I've actually attempted (with quite a low level of confidence) to "summarise" the first 4 chapters in the following picture:
There's obviously far too much in this book for me to review it in further details but other chapters I though were interesting included the blended learning chapter which talks about the use of technology in the classroom (although most of the stuff in there is pretty basic I feel). The final chapter talks about what the Teacher of the future "will be". I won't say anymore but I'll just put down one quote that I thought was awesome:
"If knowledge can be accessed in a multiplicity of ways, then learners will choose teachers for their ability to engage, both with the knowledge and the learning. It will require a different set of aptitudes from the teacher, requiring artistry rather than a set of technical skills. Teachers will have a role in motivating learners through personal coaching, and in scaffolding support learners in their personal projects. Teachers will be freed from knowledge transmission or duplication, to act as critical friends and guides for learners."
Conclusion
I think this book really is great. Lots of stuff in there looking at various aspect of teaching and learning. Further more each chapter has a bunch of other references which prove the book to be a great reference text to have on my bookshelf (shame that there's no kindle edition...).
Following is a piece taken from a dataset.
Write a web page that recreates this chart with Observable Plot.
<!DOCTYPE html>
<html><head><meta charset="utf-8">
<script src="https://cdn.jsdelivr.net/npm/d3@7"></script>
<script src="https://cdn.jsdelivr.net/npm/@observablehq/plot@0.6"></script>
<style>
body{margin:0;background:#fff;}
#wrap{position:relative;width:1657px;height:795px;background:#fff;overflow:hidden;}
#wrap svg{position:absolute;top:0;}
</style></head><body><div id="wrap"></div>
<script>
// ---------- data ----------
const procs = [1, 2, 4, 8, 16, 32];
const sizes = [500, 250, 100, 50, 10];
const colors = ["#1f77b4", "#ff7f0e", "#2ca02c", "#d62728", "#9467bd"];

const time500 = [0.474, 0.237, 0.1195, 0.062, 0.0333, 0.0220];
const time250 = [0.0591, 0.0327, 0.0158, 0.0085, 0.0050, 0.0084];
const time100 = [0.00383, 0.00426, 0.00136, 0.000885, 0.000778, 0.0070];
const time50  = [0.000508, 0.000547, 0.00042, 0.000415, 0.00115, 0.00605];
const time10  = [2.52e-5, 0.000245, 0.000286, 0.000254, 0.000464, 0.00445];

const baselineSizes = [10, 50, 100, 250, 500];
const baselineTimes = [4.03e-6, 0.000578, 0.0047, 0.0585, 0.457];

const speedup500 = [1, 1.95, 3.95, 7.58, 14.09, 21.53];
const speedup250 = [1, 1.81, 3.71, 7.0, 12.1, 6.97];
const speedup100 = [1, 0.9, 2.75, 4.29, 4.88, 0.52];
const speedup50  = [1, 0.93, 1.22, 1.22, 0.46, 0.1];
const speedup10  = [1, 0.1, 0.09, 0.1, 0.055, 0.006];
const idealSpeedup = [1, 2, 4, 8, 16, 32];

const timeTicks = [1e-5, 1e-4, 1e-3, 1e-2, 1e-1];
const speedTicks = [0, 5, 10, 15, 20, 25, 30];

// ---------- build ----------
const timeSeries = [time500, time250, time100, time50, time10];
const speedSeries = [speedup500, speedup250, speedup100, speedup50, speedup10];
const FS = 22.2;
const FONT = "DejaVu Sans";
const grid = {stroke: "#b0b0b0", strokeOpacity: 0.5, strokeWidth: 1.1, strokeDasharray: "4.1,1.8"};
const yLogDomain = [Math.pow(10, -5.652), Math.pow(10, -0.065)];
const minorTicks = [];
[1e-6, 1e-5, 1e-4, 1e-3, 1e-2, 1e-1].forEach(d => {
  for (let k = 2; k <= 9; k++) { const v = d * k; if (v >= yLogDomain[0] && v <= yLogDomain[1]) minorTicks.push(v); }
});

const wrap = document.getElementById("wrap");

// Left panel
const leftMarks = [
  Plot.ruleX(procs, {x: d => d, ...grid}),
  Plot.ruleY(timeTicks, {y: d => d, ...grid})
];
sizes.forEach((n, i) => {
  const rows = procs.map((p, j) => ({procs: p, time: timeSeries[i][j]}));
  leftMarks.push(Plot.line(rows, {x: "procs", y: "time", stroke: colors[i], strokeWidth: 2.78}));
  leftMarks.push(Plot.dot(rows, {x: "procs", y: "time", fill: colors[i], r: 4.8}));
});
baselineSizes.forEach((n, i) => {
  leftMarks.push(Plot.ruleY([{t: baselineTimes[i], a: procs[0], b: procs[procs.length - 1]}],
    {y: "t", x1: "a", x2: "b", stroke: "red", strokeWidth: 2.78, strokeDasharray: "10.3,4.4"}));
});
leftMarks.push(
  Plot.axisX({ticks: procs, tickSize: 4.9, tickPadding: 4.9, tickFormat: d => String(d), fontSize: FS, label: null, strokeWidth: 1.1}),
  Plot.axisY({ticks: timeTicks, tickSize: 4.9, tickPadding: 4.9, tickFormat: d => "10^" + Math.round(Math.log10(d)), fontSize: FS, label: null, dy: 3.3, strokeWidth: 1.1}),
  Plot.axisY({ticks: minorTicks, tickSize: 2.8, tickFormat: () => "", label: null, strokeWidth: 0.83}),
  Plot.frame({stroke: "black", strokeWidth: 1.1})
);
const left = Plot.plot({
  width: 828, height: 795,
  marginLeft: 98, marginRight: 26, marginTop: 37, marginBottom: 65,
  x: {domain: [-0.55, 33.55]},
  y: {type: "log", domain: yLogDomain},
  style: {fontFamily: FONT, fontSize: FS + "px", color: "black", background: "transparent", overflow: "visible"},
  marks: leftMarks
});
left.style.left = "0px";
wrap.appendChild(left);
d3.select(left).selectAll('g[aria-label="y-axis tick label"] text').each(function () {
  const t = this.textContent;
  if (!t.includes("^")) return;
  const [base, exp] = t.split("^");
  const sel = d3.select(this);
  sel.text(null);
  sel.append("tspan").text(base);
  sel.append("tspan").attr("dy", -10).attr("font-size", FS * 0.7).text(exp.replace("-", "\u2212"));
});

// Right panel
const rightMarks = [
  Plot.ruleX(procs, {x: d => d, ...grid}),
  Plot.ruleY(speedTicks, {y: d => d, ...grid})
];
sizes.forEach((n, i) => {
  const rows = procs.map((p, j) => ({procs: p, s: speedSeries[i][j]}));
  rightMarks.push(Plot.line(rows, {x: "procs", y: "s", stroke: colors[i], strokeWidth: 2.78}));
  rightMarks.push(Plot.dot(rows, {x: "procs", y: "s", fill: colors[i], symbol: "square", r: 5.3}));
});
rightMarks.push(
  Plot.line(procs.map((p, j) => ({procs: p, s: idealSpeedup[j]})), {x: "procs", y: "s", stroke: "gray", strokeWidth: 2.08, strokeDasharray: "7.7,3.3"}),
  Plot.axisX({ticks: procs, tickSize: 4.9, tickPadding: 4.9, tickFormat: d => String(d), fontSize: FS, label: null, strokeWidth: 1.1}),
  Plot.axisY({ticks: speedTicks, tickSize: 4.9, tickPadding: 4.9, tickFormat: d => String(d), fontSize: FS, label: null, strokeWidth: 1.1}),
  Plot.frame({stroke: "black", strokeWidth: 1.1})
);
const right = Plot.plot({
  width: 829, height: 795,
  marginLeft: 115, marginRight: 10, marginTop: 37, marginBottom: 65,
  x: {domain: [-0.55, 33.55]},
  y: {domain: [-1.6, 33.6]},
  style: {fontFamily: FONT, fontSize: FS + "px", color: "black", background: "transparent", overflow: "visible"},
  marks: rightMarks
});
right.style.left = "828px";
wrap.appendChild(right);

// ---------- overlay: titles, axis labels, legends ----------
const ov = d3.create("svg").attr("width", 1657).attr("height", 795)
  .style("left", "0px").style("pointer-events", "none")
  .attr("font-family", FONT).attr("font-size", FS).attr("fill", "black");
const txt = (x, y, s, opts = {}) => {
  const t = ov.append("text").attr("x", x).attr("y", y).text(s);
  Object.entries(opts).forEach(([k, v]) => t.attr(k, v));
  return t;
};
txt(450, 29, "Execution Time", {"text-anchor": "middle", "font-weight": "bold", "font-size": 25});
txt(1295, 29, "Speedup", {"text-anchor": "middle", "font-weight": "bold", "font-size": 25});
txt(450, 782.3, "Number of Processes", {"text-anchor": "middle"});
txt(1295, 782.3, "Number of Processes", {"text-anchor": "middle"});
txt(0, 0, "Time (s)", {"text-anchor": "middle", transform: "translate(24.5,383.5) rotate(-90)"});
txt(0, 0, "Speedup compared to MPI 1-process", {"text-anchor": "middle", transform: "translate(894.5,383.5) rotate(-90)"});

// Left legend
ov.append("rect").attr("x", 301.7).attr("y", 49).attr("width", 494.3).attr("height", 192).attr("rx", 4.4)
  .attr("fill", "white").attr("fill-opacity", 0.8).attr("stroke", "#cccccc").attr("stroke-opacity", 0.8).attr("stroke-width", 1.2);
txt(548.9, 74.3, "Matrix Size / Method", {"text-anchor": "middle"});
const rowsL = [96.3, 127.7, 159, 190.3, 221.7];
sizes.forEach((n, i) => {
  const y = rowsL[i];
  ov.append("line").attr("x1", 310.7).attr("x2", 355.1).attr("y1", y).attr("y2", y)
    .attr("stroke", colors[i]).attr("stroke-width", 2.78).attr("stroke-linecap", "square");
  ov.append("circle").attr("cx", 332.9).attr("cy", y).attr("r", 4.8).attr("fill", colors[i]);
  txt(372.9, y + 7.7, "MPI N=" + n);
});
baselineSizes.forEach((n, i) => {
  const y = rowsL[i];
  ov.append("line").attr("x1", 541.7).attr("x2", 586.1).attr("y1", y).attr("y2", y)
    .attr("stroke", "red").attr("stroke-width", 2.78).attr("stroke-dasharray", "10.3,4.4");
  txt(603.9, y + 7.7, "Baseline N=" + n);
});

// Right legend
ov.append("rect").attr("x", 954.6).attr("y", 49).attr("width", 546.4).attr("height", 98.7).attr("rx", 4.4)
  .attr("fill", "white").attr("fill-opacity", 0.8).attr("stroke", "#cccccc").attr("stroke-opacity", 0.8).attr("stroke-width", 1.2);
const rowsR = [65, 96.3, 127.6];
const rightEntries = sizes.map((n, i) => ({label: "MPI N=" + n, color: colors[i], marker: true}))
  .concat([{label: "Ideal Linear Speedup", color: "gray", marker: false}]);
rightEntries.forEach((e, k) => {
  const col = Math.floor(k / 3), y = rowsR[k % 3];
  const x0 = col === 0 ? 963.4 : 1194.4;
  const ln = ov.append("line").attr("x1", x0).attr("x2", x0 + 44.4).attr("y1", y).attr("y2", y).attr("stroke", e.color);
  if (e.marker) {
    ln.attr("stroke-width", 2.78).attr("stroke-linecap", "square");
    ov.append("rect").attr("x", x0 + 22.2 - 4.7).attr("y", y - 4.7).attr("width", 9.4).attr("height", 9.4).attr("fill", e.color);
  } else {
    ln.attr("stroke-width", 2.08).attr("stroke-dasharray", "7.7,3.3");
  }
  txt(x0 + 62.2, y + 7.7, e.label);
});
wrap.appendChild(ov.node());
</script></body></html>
Here's my "PCUTL Mark" out of 10 which I'm using to say how useful this piece of literature is to me in the scheme of my pcutl portfolio (so it's not meant as a reflection of the quality of the paper which is subjective):
PCUTL Mark: 9 (As far as utility to my portfolio is concerned, I doubt I'll find more useful as I need to specifically consider various pedagogic models which are all nicely explained in this book.).